Au casino Arbat de Moscou, Alexandre regarde la roulette américaine tourner l'une des dernières fois avant la fermeture de l'établissement. À partir du 1er juillet, tous les jeux de hasard devront être confinés dans quatre régions russes, loin des grandes villes.

En conséquence, plusieurs dizaines de milliers de personnes vont se retrouver sans emploi, en particulier à Moscou, qui compte 524 casinos et salles de jeux, et Saint-Pétersbourg, totalisant 109 établissements. Pour assouvir leur passion, les amateurs de jeux d'argent et machines à sous seront contraints de se rendre dans l'un des quatre «Las Vegas» russes, à au moins 1.000 km de Moscou : Kaliningrad à l'extrême ouest du pays, Azov-City (région de Rostov, sud), dans la région de l'Altaï (Sibérie) et celle de Vladivostok (Primorié, Extrême Orient).

Toutefois, les représentants de l'industrie du jeu avertissent que ces zones spéciales sont loin d'être prêtes pour accueillir les casinos et salles de jeux du pays.

Certains joueurs voient d'un bon oeil cette décision, à l'image de ce jeune Français vivant à Moscou: «je ne suis pas malheureux car je suis prisonnier de ce système», raconte cet «accro du jeu», l'oeil rivé sur une roulette du casino Arbat.

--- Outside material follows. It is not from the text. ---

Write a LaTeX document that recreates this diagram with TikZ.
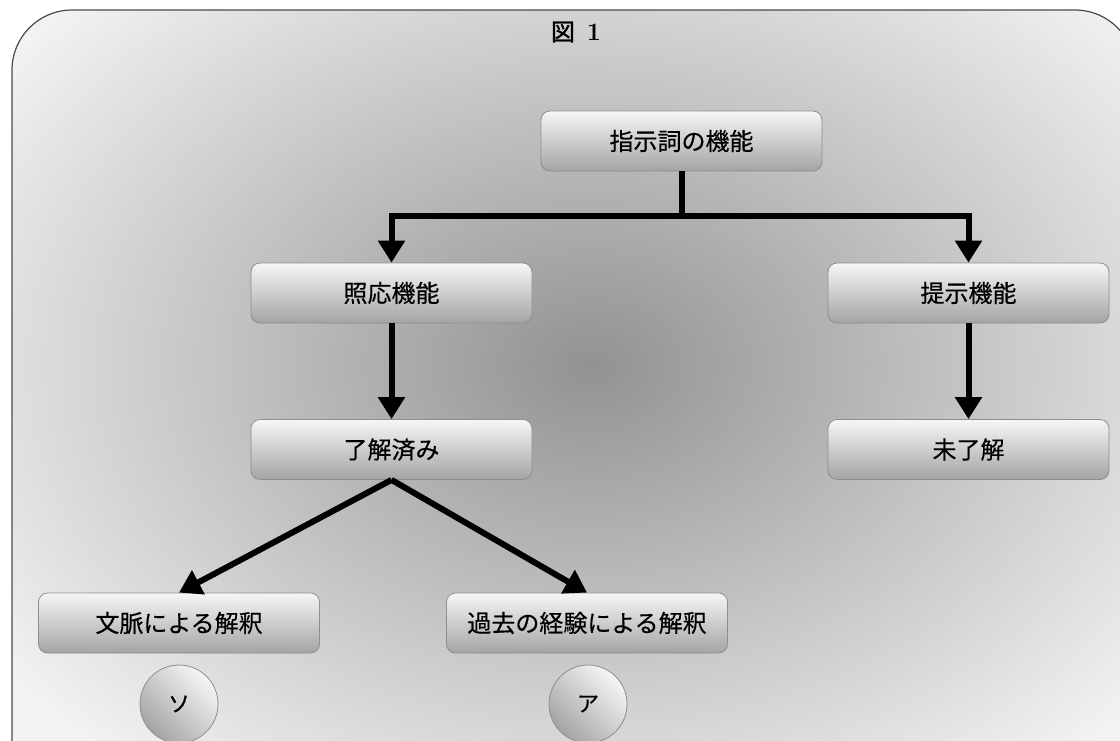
\documentclass[tikz,border=0pt]{standalone}
\usepackage{fontspec}
\newfontfamily\cjk[FakeBold=0.4]{Noto Sans CJK JP}
\newfontfamily\cjktitle[FakeBold=1.5]{Noto Sans CJK JP}
\usetikzlibrary{arrows.meta}
\definecolor{bgin}{HTML}{929292}
\definecolor{bgout}{HTML}{F2F2F2}
\definecolor{boxtop}{HTML}{F6F6F6}
\definecolor{boxbot}{HTML}{A4A4A4}
\definecolor{boxline}{HTML}{8E8E8E}
\definecolor{framecol}{HTML}{4A4A4A}
\tikzset{
  box/.style={rounded corners=9pt, draw=boxline, line width=0.8pt,
    top color=boxtop, bottom color=boxbot,
    minimum width=281pt, minimum height=60pt, inner sep=0pt,
    font=\cjk\fontsize{24}{28}\selectfont},
  ball/.style={circle, draw=boxline, line width=0.8pt,
    top color=boxtop, bottom color=boxbot, shading angle=-45,
    minimum size=78pt, inner sep=0pt,
    font=\cjk\fontsize{22}{26}\selectfont},
  conn/.style={line width=6pt, draw=black},
  arr/.style={conn, -{Triangle[width=26pt,length=22pt]}},
}
\begin{document}
\begin{tikzpicture}[x=1pt,y=1pt]
\useasboundingbox (0,0) rectangle (1120,-740);
\clip (0,0) rectangle (1120,-740);
% background frame
\begin{scope}
  \clip[rounded corners=60pt] (12,-10) rectangle (1135,-800);
  \shade[inner color=bgin, outer color=bgout] (590-720,-365+520) rectangle (590+720,-365-520);
\end{scope}
\draw[framecol, line width=1.2pt, rounded corners=60pt] (12,-10) rectangle (1135,-800);
% title
\node (title) at (576,-32) {{\cjktitle\fontsize{24}{28}\selectfont 図}\hspace{12pt}{\fontsize{25}{28}\selectfont\bfseries 1}};
% boxes
\node[box] (root) at (681.5,-141) {指示詞の機能};
\node[box] (ana)  at (391.5,-293) {照応機能};
\node[box] (pres) at (968.5,-293) {提示機能};
\node[box] (known) at (391.5,-449.5) {了解済み};
\node[box] (unknown) at (968.5,-449.5) {未了解};
\node[box] (ctx) at (179,-623) {文脈による解釈};
\node[box] (exp) at (587,-623) {過去の経験による解釈};
\node[ball] (so) at (179,-704) {ソ};
\node[ball] (a)  at (588,-704) {ア};
% connectors
\coordinate (split) at (681.5,-216);
\draw[conn] (root.south) -- (split);
\draw[arr] (split) -| (ana.north);
\draw[arr] (split) -| (pres.north);
\draw[arr] (ana.south) -- (known.north);
\draw[arr] (pres.south) -- (unknown.north);
\draw[arr] (known.south) -- (ctx.north);
\draw[arr] (known.south) -- (exp.north);
\end{tikzpicture}
\end{document}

«Il m'est arrivé de faire des emprunts jusqu'à 3.500 euros pour rembourser des dettes», ajoute ce trentenaire ayant requis l'anonymat, qui fréquente depuis 2003 les casinos de la capitale russe.

À Saint-Pétersbourg, Elena Frolova attend «avec impatience» le jour de fermeture de ces établissements, espérant ainsi mettre fin à la dépendance de son mari aux jeux d'argent.

C'était un peu l'idée de Vladimir Poutine, qui lorsqu'il était président avait suggéré la loi confinant ces salles dans quatre régions, adoptée en 2006 par la Douma, la chambre basse du parlement russe.

Les jeux de hasard et d'argent sont «comme l'intoxication de la population par l'alcool, qui entraîne un préjudice moral et matériel», avait-il alors lancé.

Mais pour l'industrie du jeu, qui a tenté sans succès de faire repousser l'échéance du 1er juillet à laquelle tient le président Dmitri Medvedev, cette décision contraint les établissements à changer d'activité ou à fermer.

Un casino de la rue Arbat s'est ainsi transformé récemment en restaurant, tandis que le casino Arbat, lui, fermera ses portes dès le 29 juin, au grand dam de son personnel.

«Je vais devoir aller à l'Agence pour l'emploi», confie Alexandre, qui supervise depuis 17 ans les dix tables de roulettes américaines de cet établissement.

«Moi je vais aller me reposer à la mer», lâche non sans humour Alexeï, un jeune croupier.

Le personnel des casinos, plutôt bien payé, a pu faire des économies et se prémunir contre les difficultés à venir, explique toutefois Dmitri Makhov, 27 ans, qui a travaillé dans plusieurs casinos à Moscou, avant de se reconvertir en chauffeur de taxi.

 

Dans ces établissements, les plus bas salaires oscillent entre 800 et 2.000 dollars (570 et 1.420 euros) par mois, tandis qu'un chef perçoit au moins 4.000 dollars (2.840 euros), affirme-t-il. Des montants bien supérieurs au salaire mensuel moyen en Russie, d'environ 415 euros.

Pour contourner la nouvelle loi, des établissements pourraient créer des clubs de poker. Mais si de l'argent entre en jeu, «ils tomberont sous le coup de la loi», a averti un porte-parole de la police moscovite, Filip Zolotnitski, interrogé par l'AFP.

«Nous nous attendons à ce qu'apparaissent des établissements illégaux (...), de petits établissements comme à l'époque soviétique, dans des appartements, des datchas», a-t-il ajouté.